Hi, my name is Hikma, I’m originally from Oromiyaa. Oromo people make up about a third of the entire population of Ethiopia. Over the past, several decades' politicians from other smaller ethnic groups have had authoritarian rule over the country thus causing Oromo people to be marginalized. To escape that harsh political climate my parents escaped to a refugee camp in Kenya to make their way to America. We moved to the United States when I was pretty young. I started elementary school at Pillsbury. I remember this one time we were learning about the life cycle of Chicken and we got to watch little baby chicks hatch from their eggs. I remember being so fascinated I felt like I had to have one. So, I took one and put it in my backpack. I didn't get very far; my teacher heard the baby chick from my backpack and made me give it back.
Now I’m twenty-two. I’m currently a senior at the University of Minnesota, majoring in political economics with an international focus. I also have an administrative position at Luther. When I first started going to the U of M, I didn’t know exactly what I wanted to do. But luckily through Indeed; an online job search platform, I was able to get an interview with Luther. I think my resume is what really helped me get the job because I applied for a customer service position, but during the interview, they said I was overqualified and that there was an open administrative position that they thought I would be perfect for. Getting the position really helped cement in my mind the type of life I envisioned for myself. I always saw myself as a businesswoman and now I feel as though I am. While I was in middle school, I remember assignments where we would have to draw out what we saw ourselves doing in the future. For me, it would always be a stick figure of myself behind a desk in my own office, and now I have that, and I feel successful because of it. Not necessarily because of my job at Luther but because I set a goal for myself and I was able to achieve it. To me, that’s what success is. Setting goals for yourself and then going out and getting it.
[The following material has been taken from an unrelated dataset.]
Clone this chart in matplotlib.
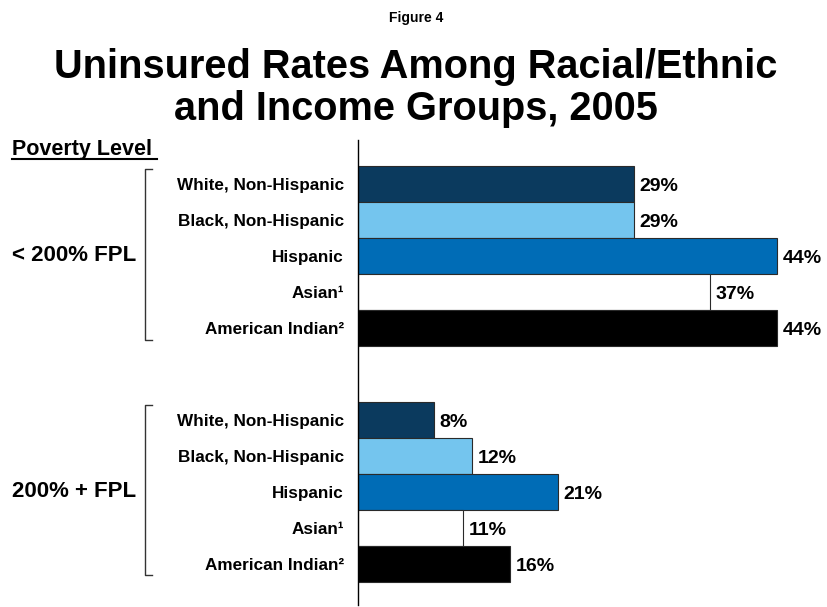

My mother taught me to never expect people to give it to you, you have to go out and get it yourself.
Another goal of mine was to be able to start my own company and I did just that with my older sister, who I’m extremely grateful for. We always wished that there were better options when it comes to fashion for women like us, and I guess we always expected someone else to do that for us. But we decided that we wanted to be that person. So now my sister and I provide clothes for people who want to use fashion as a way to express themselves. I always thought that fashion and Islam where mutually exclusive but through this business venture, I’m learning that the two are actually mutually inclusive.
I feel as though because I’m a black Muslim woman who is also a refugee I’m marginalized in all aspects of my life because of my Identity. Being both visibly Muslim and a woman I have to deal with people assuming that I’m a threat or that I’m uneducated. It's very frustrating because it's not fair to me to always go out of my way to try and prove that I’m not. It shouldn’t be up to me to change the stereotypes that other people have about me. It should be up to them! I don’t want to live a life where I’m constantly defending myself before I’ve done anything wrong.
I also understand that I have to be open to answering people’s questions because it's better that they get their answers from me than a source like FOX news. For example, when I first started working in the corporate world, a co-worker asked if I’m forced to wear my hijab. After explaining to her that I’m not and that it’s a personal decision, I felt as though a barrier has been lifted and she felt more comfortable to ask me more questions. Being a Black Muslim Woman I’m faced with so many things that I can’t control, there’s so many things that people see and assume about me before they get to know me. Yes, I’m Black but there’s more to me, yes, I’m Muslim but there’s more to me! But they’re not going to get to know that about me unless they give me a chance, and a lot of the time I’m not given that chance. I’ve noticed that because of my skin color, it makes it a little harder for people to narrow down what I am, it allows a certain advantage for me. It’s so sad but even when it comes to something as simple as filling out job applications, I’m hesitant to check Black when asked about my race because I feel it might affect my chances of being hired.
American culture emphasizes that you are this cookie-cutter version of yourself and if you don't fit the boxes that they want to put you in, then you’re ostracized. We have so much more to ourselves and it’s important that we don’t lose that. So, my advice to other refugees is don’t ever lose your values. Don’t ever let go of who you are. Know who you are and where you come from!
Historically marginalized communities have been the backbone of this country and its devastating to know that even though that's true, we are the ones who lack basic resources like proper health care and education.